Winter is officially here, bringing with it the cold seas of the new year that announce sailfish season in the south. Sailfish are the ultimate gamefish, measuring an average of 6 feet in length and weighing in at 100 to 220 pounds. Clocked at speeds of up to 68 miles per hour, they are known for their acrobatic tendencies and are chased by anglers of all ages. 

If hunting this legendary gamefish is on your New Year’s bucket list, read on for your guide to winter sailfish season including where to start your search and the best bait to use. Get your camera ready, because after following these tips and tricks, you will soon be posing with your big catch.

Where to catch sailfish

In the summer, sailfish are found further offshore, but as the water temperature drops, that all changes. In the winter months sailfish are drawn out of the deeper waters and into shallow warmer waters following smaller fish. Remember to keep your binoculars handy while on the water. Sailfish hunt in packs, so if you spot a free-jumper, odds are that other sailfish are in the area. Jumping schools of bait fish can also indicate the presence of sailfish.

Along with shallower water, the deep side of reefs, and other areas of transition between shallow and deeper water are prime fishing locations. Look for color change areas where colder and warmer waters meet and bait fish congregate. Set multiple lines at varying depths to zero in on the current location of the sailfish.

South Florida boasts some of the best winter sail fishing in the world and this attracts anglers from all over. From Fort Lauderdale down to the Florida Keys, if you are looking to catch a trophy, South Florida is where you need to be.

Best bait for sailfish

The good news for anglers is that colder weather and a recent cold front will encourage the sailfish to feed more readily, making whatever bait you are using that much more appetizing. That said, there are still some tips and tricks you can use to improve your odds.
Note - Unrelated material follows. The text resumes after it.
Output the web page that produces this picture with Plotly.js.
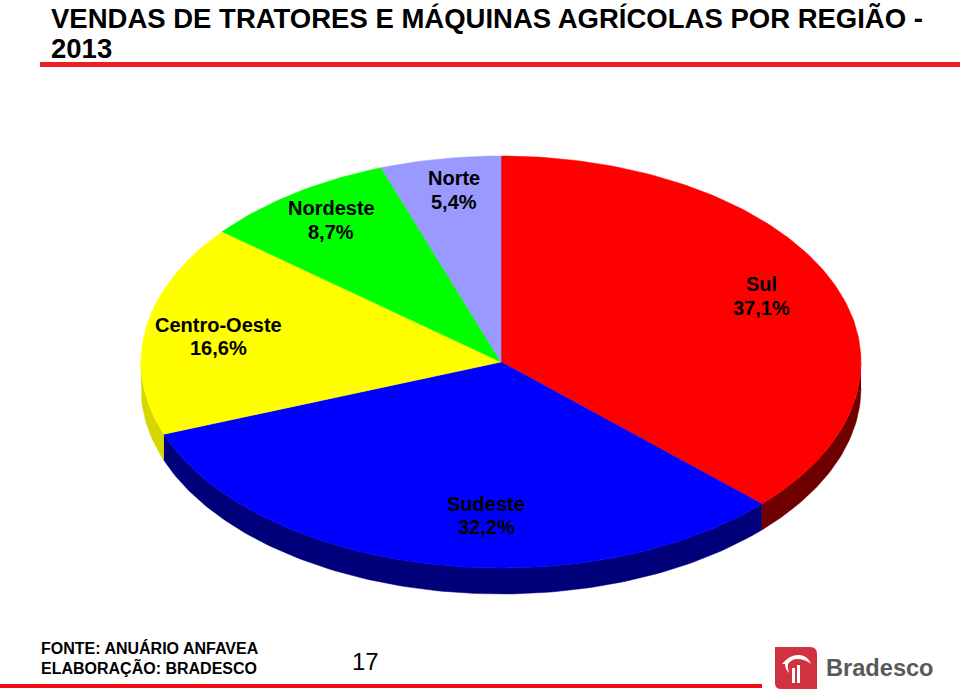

If using live bait, the bait should still be fresh and its scales unmarred. Drifting with live bait on kites is often considered one of the best approaches because the bait stays just below the surface while the tackle is above water and out of view of the sailfish. When drifting with kites, present your bait downwind and consider bridle-rigging. If you will be moving and fishing with live bait in stronger wind and currents, use a through the mouth hook set-up instead.

A wide range of bait fish work for sailfish, with the most common being ballyhoo, blue runner, cigar minnow, google-eye, herring, mullet, sardine, speedos, and pilchard. Though live bait is often used, trolling dead bait at a speed of about 6 knots also works provided they are well-rigged.

Anglers who opt for the lure route will do well to select one in the blue, green, and/or pink color families. Look for daisy chains or spreader bars with multiple soft concave head, chugger-style trolling lures to create bubble trails and motion.

A 16-pound test is typical for kite configurations, otherwise opt for 20-pound with a 30- to 50-pound leader. A lighter tackle improves bait presentation, so if you are not getting bites, consider switching to a lighter leader.


The cold days of winter are a perfect time to take to the water in search of one of the most prized of all gamefish. For your best shot at catching sailfish, set yourself up at the right time, in the right place, with the right bait, and using the right techniques.